┌────────
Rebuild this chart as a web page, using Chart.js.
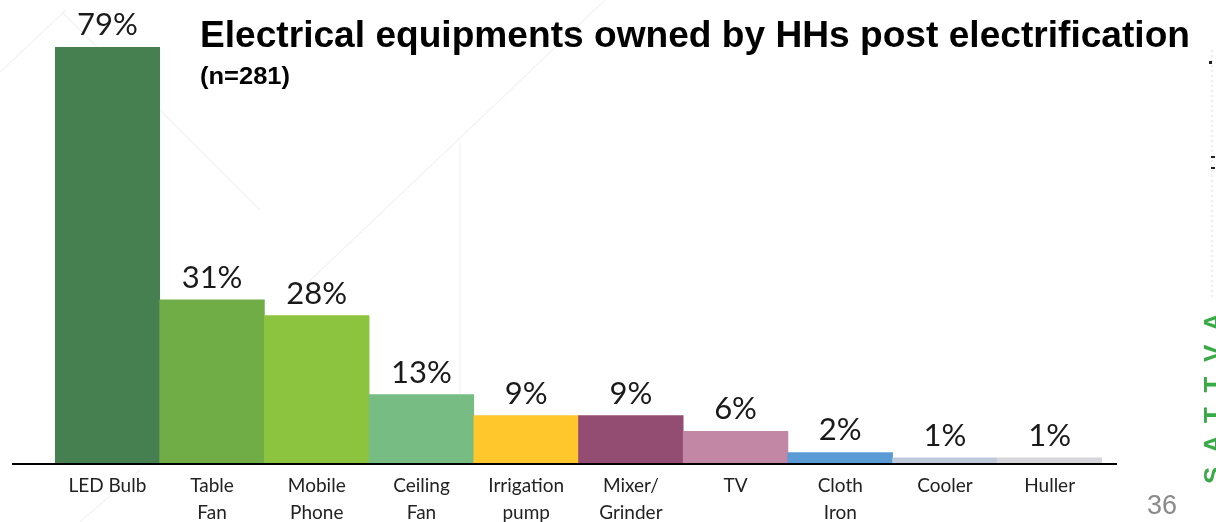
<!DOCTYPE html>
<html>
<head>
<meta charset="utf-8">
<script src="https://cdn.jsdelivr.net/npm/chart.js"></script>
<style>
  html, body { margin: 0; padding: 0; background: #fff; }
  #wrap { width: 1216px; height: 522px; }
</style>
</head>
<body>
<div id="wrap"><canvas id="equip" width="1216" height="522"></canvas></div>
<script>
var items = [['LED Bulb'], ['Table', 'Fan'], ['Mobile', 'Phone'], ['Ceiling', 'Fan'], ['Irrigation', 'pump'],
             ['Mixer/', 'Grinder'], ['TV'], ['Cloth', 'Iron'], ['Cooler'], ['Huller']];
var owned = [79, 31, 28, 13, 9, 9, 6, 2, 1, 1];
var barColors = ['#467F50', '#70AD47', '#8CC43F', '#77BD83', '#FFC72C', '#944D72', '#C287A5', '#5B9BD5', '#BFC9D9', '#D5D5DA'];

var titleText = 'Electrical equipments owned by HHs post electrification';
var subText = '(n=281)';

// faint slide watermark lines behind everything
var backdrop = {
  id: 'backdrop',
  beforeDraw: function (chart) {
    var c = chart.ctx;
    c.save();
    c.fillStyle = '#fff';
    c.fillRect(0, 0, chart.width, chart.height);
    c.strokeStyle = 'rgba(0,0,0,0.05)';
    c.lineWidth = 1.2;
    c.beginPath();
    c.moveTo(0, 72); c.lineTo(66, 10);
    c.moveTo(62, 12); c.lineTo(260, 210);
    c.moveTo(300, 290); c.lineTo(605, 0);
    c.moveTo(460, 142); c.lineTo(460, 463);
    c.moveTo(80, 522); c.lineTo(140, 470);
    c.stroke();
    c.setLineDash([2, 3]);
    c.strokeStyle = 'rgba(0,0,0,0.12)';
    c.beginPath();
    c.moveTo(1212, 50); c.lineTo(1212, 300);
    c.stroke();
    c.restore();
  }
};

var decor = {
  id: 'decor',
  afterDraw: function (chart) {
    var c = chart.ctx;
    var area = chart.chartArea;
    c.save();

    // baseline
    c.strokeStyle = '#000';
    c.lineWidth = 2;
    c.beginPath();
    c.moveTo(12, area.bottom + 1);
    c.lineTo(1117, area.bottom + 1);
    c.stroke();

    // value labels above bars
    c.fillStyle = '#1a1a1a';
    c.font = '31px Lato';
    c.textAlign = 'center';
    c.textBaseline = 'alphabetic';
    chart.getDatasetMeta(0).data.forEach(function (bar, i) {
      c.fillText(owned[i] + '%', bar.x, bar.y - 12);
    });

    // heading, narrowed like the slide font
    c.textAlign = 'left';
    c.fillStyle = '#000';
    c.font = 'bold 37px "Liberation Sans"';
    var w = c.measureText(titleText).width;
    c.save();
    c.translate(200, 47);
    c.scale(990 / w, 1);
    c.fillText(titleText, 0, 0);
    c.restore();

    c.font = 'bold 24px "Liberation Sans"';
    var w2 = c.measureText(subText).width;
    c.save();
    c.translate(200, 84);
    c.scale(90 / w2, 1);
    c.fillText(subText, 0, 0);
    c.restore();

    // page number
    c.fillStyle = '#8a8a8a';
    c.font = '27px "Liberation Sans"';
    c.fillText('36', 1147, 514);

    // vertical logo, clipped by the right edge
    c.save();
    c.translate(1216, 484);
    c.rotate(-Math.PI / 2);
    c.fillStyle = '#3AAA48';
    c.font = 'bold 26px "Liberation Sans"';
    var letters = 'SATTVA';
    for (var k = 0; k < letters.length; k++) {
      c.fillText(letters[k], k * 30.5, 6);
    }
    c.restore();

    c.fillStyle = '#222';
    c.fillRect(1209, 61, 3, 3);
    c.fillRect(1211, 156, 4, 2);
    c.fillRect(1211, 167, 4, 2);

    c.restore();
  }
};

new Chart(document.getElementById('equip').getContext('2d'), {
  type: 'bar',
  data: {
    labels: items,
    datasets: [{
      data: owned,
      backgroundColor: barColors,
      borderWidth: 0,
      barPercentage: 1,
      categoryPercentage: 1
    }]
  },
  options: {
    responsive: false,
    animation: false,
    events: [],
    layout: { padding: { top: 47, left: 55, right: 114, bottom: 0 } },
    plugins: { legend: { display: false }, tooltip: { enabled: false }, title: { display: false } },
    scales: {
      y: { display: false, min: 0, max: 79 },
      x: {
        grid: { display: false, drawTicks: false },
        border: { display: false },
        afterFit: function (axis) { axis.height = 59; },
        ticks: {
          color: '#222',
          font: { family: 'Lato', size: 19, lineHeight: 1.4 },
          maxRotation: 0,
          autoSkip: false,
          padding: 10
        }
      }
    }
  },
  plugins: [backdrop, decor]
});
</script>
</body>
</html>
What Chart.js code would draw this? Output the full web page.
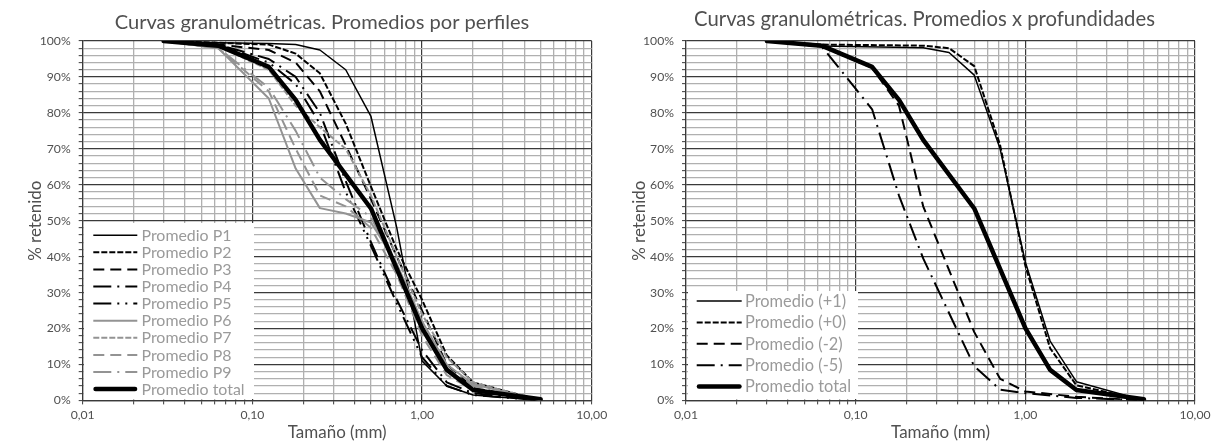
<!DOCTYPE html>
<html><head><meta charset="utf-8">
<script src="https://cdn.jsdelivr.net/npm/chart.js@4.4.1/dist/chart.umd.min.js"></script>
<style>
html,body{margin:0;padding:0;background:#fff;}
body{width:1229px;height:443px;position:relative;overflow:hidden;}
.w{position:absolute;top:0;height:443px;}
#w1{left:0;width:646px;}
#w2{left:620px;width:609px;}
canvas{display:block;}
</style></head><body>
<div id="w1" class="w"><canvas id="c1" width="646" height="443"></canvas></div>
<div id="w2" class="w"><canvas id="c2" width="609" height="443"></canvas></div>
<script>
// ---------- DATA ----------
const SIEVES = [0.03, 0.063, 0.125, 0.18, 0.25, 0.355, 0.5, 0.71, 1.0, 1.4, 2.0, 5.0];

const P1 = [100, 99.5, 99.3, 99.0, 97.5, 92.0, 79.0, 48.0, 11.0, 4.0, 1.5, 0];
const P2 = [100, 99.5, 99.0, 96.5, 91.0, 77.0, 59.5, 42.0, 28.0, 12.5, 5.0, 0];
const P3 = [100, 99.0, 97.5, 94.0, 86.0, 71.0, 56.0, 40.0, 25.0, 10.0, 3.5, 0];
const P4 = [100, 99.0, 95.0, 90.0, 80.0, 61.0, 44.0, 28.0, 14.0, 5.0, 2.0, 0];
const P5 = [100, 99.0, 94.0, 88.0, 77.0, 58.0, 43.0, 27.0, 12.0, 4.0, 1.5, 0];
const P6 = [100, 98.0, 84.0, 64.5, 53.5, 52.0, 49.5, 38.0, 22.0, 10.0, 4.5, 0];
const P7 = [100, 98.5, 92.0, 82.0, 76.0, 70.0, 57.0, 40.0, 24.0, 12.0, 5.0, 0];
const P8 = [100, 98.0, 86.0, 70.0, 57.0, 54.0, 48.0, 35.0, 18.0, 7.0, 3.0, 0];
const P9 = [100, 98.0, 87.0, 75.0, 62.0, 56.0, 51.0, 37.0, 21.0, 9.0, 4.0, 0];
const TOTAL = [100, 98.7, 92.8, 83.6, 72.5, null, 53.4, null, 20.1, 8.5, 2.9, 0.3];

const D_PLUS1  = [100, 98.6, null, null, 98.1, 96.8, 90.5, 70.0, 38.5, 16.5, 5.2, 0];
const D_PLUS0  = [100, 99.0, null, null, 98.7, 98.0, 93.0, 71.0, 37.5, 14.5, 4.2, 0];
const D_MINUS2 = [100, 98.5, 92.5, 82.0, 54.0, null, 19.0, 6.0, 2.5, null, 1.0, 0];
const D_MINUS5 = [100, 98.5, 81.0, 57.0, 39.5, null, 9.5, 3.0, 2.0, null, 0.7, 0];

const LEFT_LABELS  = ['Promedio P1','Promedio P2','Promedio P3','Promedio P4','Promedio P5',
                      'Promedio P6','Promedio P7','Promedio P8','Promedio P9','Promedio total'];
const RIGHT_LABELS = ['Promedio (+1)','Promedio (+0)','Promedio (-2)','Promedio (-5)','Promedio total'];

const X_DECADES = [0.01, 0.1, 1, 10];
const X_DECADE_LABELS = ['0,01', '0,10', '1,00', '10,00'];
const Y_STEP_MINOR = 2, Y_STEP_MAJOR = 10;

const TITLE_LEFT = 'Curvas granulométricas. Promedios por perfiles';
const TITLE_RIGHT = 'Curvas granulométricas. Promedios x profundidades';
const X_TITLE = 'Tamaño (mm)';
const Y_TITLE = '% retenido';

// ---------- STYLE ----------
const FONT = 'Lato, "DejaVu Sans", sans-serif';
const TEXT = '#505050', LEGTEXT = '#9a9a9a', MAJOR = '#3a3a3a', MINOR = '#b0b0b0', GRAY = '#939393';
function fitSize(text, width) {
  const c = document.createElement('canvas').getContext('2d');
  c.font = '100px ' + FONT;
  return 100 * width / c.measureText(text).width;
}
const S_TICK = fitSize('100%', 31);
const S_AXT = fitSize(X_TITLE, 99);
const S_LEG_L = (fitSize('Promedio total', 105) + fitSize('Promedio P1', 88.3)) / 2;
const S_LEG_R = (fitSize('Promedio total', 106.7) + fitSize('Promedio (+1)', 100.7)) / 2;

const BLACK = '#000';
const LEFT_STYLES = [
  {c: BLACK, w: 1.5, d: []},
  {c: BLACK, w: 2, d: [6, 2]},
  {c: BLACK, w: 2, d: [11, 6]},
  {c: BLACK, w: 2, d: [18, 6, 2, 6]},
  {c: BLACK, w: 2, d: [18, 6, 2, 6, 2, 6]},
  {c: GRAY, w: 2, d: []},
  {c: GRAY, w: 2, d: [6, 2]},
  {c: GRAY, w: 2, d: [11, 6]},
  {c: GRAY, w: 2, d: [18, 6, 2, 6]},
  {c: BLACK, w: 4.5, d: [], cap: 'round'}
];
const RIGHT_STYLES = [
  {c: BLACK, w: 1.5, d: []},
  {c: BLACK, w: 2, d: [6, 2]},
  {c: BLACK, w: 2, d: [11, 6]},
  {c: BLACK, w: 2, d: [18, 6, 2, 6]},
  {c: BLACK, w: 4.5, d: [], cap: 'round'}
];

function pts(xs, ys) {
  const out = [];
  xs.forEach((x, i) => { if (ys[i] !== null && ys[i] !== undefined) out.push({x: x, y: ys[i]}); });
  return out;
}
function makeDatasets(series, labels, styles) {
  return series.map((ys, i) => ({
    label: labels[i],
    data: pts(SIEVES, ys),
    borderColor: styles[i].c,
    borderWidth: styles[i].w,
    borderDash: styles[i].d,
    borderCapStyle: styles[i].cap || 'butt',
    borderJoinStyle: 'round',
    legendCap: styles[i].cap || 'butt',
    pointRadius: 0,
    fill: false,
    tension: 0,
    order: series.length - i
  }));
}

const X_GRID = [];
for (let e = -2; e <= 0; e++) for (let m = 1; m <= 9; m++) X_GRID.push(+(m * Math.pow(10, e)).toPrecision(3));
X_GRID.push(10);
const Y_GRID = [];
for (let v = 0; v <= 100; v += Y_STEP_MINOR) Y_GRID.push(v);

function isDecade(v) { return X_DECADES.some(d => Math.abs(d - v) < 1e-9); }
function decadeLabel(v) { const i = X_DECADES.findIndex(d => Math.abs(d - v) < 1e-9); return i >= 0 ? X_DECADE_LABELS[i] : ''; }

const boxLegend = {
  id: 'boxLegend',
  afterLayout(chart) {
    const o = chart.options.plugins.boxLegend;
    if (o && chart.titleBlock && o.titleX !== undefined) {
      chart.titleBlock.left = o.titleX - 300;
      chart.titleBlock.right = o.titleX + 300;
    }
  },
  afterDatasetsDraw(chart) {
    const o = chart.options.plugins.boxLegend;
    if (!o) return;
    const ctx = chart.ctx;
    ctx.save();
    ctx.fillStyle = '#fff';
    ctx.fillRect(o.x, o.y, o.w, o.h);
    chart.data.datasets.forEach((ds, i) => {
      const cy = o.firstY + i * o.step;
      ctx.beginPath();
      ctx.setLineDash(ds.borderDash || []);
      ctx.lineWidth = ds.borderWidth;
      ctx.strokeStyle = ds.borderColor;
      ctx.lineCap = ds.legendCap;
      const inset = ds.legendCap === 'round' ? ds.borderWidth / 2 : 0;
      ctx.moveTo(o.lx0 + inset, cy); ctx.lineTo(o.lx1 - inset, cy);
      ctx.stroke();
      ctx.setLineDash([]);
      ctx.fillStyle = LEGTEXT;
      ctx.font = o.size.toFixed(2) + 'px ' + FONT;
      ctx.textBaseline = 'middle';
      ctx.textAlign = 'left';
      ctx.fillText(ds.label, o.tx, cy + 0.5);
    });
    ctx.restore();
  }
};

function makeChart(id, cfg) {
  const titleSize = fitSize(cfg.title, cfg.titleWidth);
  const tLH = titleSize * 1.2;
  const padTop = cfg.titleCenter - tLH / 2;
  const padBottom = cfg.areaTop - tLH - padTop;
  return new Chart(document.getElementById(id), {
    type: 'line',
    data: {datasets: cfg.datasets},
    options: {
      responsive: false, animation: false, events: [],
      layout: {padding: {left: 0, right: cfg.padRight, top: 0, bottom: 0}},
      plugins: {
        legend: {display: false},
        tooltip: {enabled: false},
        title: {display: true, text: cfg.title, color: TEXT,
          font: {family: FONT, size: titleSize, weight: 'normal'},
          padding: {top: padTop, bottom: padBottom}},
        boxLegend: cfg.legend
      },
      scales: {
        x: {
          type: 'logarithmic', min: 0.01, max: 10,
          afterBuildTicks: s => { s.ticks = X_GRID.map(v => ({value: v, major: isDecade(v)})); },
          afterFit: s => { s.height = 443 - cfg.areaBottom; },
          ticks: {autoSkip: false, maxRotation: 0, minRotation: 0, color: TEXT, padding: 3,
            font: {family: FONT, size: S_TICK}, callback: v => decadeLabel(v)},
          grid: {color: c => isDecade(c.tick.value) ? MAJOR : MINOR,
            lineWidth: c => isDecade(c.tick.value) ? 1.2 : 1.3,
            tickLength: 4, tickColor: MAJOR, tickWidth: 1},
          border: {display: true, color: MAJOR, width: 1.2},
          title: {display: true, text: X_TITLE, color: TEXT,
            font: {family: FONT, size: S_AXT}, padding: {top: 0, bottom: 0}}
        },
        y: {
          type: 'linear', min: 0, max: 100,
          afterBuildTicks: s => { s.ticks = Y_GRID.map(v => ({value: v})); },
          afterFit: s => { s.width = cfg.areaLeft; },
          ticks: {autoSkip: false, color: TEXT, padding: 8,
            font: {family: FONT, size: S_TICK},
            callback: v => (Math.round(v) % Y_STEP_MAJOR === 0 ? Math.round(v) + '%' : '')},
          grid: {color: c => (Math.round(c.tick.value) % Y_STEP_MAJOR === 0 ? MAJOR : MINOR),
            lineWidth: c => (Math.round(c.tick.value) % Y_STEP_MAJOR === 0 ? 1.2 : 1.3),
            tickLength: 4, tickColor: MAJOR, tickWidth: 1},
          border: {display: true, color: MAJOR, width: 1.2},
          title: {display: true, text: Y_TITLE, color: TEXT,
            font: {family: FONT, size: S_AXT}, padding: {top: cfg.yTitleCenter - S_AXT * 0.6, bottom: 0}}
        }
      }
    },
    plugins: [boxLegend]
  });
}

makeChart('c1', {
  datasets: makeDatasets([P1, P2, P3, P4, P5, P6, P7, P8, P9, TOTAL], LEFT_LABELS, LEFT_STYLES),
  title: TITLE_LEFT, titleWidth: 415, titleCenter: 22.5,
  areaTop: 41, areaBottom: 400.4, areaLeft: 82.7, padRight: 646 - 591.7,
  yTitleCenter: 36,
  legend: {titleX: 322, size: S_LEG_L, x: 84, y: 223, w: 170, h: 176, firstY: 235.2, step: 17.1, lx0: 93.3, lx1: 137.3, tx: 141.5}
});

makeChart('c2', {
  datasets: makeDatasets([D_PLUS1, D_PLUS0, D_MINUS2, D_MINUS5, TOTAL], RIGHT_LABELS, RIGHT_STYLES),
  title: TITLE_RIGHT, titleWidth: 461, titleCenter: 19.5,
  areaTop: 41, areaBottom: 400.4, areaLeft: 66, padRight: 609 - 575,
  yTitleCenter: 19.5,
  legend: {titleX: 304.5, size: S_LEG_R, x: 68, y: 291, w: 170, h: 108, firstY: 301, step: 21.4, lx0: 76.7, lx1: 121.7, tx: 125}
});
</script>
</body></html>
└────────
→ TASK:
Among the lines of the data, identify those with the word "page". Copy each of them.

→ EXERCISE OUTPUT:
Rebuild this chart as a web page, using Chart.js.
    // page number
What Chart.js code would draw this? Output the full web page.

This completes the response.